**** The data ****
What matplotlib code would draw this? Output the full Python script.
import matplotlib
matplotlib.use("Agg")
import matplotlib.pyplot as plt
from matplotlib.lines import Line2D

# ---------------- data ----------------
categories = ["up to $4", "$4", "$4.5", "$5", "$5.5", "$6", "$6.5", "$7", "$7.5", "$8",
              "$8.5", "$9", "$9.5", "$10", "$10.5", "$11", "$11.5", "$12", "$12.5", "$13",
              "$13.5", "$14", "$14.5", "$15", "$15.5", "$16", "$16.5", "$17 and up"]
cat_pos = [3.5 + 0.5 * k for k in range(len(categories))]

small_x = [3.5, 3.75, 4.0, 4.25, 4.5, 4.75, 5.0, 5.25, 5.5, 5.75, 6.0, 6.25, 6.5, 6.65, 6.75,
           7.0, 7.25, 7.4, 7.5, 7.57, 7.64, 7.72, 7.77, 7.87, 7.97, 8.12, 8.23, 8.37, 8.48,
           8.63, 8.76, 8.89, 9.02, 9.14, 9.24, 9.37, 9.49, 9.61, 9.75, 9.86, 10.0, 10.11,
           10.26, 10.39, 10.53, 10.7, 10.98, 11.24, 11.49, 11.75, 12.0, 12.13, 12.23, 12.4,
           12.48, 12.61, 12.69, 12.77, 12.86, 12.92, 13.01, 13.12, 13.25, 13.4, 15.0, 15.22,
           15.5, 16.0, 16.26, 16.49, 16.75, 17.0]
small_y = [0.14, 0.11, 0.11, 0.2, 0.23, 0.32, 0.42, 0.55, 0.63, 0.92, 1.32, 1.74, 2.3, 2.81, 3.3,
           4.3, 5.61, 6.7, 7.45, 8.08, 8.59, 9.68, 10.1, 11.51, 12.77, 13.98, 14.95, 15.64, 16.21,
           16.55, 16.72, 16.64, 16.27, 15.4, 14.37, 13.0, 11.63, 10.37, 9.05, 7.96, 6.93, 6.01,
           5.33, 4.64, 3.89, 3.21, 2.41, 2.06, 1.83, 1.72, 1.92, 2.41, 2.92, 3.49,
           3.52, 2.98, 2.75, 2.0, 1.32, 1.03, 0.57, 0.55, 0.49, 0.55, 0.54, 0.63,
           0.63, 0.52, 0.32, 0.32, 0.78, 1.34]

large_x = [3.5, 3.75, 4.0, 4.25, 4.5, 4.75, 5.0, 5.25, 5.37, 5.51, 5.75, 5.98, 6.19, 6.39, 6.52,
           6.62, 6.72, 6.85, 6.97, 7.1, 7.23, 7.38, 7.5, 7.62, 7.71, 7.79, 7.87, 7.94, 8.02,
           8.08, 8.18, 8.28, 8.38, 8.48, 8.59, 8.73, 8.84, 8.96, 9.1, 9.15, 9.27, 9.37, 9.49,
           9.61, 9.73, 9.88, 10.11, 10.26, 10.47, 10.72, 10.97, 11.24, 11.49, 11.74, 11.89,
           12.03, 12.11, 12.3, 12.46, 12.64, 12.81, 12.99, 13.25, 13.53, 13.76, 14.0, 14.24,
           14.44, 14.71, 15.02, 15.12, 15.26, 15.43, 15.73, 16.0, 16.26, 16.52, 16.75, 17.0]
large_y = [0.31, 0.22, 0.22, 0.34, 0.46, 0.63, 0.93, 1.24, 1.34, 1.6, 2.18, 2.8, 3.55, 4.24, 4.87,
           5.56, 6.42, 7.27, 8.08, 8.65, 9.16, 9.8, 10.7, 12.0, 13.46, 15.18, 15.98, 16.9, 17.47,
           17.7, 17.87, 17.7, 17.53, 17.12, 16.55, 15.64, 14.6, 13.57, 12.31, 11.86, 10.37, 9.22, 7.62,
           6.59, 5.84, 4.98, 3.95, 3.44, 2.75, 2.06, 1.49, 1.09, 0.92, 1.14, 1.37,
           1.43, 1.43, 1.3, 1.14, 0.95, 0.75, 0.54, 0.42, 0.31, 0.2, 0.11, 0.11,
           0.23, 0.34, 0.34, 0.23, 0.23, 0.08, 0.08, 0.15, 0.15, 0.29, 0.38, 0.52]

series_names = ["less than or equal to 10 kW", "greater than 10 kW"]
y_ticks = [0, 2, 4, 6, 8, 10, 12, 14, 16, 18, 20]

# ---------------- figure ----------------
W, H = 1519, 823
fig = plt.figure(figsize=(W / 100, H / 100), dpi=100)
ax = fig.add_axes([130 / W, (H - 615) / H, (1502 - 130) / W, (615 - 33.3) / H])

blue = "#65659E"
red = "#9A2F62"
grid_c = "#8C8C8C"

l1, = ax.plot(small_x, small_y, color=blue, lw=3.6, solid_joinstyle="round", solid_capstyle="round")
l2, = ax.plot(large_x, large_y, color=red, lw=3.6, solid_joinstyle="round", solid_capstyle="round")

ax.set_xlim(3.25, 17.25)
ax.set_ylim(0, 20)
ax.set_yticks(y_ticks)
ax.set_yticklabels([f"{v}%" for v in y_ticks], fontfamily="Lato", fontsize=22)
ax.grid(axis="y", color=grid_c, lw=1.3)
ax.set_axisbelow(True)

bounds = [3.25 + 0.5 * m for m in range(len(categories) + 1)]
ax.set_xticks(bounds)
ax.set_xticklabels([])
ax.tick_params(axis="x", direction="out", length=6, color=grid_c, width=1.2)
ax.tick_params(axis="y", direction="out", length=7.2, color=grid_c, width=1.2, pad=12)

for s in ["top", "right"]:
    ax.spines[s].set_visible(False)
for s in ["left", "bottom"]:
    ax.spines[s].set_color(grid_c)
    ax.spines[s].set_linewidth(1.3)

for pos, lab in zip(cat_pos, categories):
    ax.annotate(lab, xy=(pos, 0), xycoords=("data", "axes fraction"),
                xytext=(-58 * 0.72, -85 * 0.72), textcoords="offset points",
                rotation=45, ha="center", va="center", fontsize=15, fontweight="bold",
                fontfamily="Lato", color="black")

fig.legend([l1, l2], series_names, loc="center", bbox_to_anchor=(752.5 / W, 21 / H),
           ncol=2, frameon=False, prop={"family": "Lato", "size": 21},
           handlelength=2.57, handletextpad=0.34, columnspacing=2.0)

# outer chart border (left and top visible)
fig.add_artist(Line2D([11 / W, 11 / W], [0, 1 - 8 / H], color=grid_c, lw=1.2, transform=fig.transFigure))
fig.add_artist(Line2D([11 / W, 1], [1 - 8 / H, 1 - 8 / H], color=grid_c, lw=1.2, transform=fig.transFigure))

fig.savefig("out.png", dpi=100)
****
**** The data ****
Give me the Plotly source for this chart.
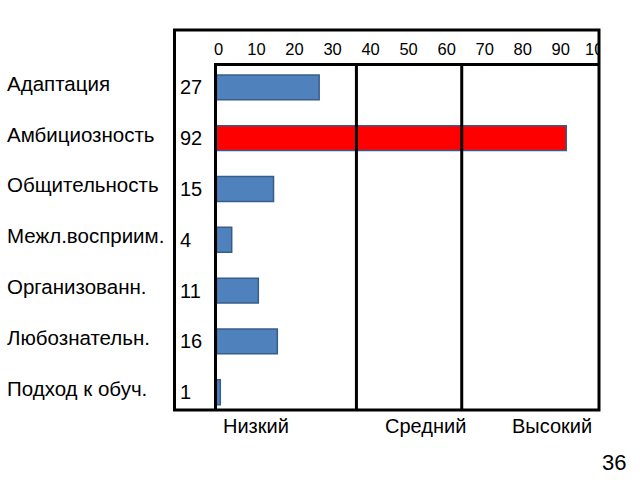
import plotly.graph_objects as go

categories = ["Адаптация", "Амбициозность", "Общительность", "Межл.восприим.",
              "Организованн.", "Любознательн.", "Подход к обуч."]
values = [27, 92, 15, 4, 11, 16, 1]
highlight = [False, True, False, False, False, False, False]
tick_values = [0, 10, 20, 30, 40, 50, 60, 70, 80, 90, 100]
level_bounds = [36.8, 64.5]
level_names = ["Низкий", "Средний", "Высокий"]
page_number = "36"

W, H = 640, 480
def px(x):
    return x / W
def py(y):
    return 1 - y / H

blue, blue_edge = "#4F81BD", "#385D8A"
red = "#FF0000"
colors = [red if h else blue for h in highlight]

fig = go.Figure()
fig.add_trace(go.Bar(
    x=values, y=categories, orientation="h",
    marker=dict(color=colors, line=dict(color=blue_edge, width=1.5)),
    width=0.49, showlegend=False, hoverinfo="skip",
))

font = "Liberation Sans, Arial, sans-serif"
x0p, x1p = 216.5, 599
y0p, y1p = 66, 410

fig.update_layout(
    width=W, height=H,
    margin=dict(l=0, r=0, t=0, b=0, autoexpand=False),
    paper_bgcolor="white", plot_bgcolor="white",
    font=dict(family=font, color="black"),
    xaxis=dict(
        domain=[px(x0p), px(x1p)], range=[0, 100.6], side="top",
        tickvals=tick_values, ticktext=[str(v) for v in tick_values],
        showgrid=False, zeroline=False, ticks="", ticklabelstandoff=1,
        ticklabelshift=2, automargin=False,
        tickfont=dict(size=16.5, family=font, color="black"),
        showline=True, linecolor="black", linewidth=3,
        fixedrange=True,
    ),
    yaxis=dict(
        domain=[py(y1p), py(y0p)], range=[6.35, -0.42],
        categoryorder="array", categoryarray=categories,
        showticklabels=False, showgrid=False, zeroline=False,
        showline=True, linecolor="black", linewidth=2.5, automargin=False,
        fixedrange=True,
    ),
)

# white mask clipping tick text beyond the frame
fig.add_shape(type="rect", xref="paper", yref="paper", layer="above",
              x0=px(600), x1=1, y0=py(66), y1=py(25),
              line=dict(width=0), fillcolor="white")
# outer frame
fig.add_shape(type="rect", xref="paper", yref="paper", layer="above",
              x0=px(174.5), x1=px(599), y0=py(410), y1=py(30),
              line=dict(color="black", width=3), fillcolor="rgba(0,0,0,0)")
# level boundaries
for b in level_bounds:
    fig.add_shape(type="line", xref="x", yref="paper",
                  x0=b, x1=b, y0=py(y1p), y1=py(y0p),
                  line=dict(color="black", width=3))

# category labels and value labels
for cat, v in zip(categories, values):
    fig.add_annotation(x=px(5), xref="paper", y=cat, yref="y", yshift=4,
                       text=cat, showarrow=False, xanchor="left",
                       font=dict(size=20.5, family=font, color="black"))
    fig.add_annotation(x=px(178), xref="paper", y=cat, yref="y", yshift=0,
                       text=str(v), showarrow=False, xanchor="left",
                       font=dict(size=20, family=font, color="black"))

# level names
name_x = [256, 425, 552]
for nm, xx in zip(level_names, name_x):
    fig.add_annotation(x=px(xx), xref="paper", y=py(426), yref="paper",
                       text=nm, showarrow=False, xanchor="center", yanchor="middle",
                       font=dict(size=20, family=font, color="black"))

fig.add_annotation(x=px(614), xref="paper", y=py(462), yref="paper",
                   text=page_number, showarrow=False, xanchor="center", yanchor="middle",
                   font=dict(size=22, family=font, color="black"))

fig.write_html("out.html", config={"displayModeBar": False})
****
> **What you will do**: Write out exactly the lines from the one with "What matplotlib code" through the one with "0.63, 0.52, 0.32, 0.32, 0.78, 1.34]", including both, and no others.

> **Output for this task**:
What matplotlib code would draw this? Output the full Python script.
import matplotlib
matplotlib.use("Agg")
import matplotlib.pyplot as plt
from matplotlib.lines import Line2D

# ---------------- data ----------------
categories = ["up to $4", "$4", "$4.5", "$5", "$5.5", "$6", "$6.5", "$7", "$7.5", "$8",
              "$8.5", "$9", "$9.5", "$10", "$10.5", "$11", "$11.5", "$12", "$12.5", "$13",
              "$13.5", "$14", "$14.5", "$15", "$15.5", "$16", "$16.5", "$17 and up"]
cat_pos = [3.5 + 0.5 * k for k in range(len(categories))]

small_x = [3.5, 3.75, 4.0, 4.25, 4.5, 4.75, 5.0, 5.25, 5.5, 5.75, 6.0, 6.25, 6.5, 6.65, 6.75,
           7.0, 7.25, 7.4, 7.5, 7.57, 7.64, 7.72, 7.77, 7.87, 7.97, 8.12, 8.23, 8.37, 8.48,
           8.63, 8.76, 8.89, 9.02, 9.14, 9.24, 9.37, 9.49, 9.61, 9.75, 9.86, 10.0, 10.11,
           10.26, 10.39, 10.53, 10.7, 10.98, 11.24, 11.49, 11.75, 12.0, 12.13, 12.23, 12.4,
           12.48, 12.61, 12.69, 12.77, 12.86, 12.92, 13.01, 13.12, 13.25, 13.4, 15.0, 15.22,
           15.5, 16.0, 16.26, 16.49, 16.75, 17.0]
small_y = [0.14, 0.11, 0.11, 0.2, 0.23, 0.32, 0.42, 0.55, 0.63, 0.92, 1.32, 1.74, 2.3, 2.81, 3.3,
           4.3, 5.61, 6.7, 7.45, 8.08, 8.59, 9.68, 10.1, 11.51, 12.77, 13.98, 14.95, 15.64, 16.21,
           16.55, 16.72, 16.64, 16.27, 15.4, 14.37, 13.0, 11.63, 10.37, 9.05, 7.96, 6.93, 6.01,
           5.33, 4.64, 3.89, 3.21, 2.41, 2.06, 1.83, 1.72, 1.92, 2.41, 2.92, 3.49,
           3.52, 2.98, 2.75, 2.0, 1.32, 1.03, 0.57, 0.55, 0.49, 0.55, 0.54, 0.63,
           0.63, 0.52, 0.32, 0.32, 0.78, 1.34]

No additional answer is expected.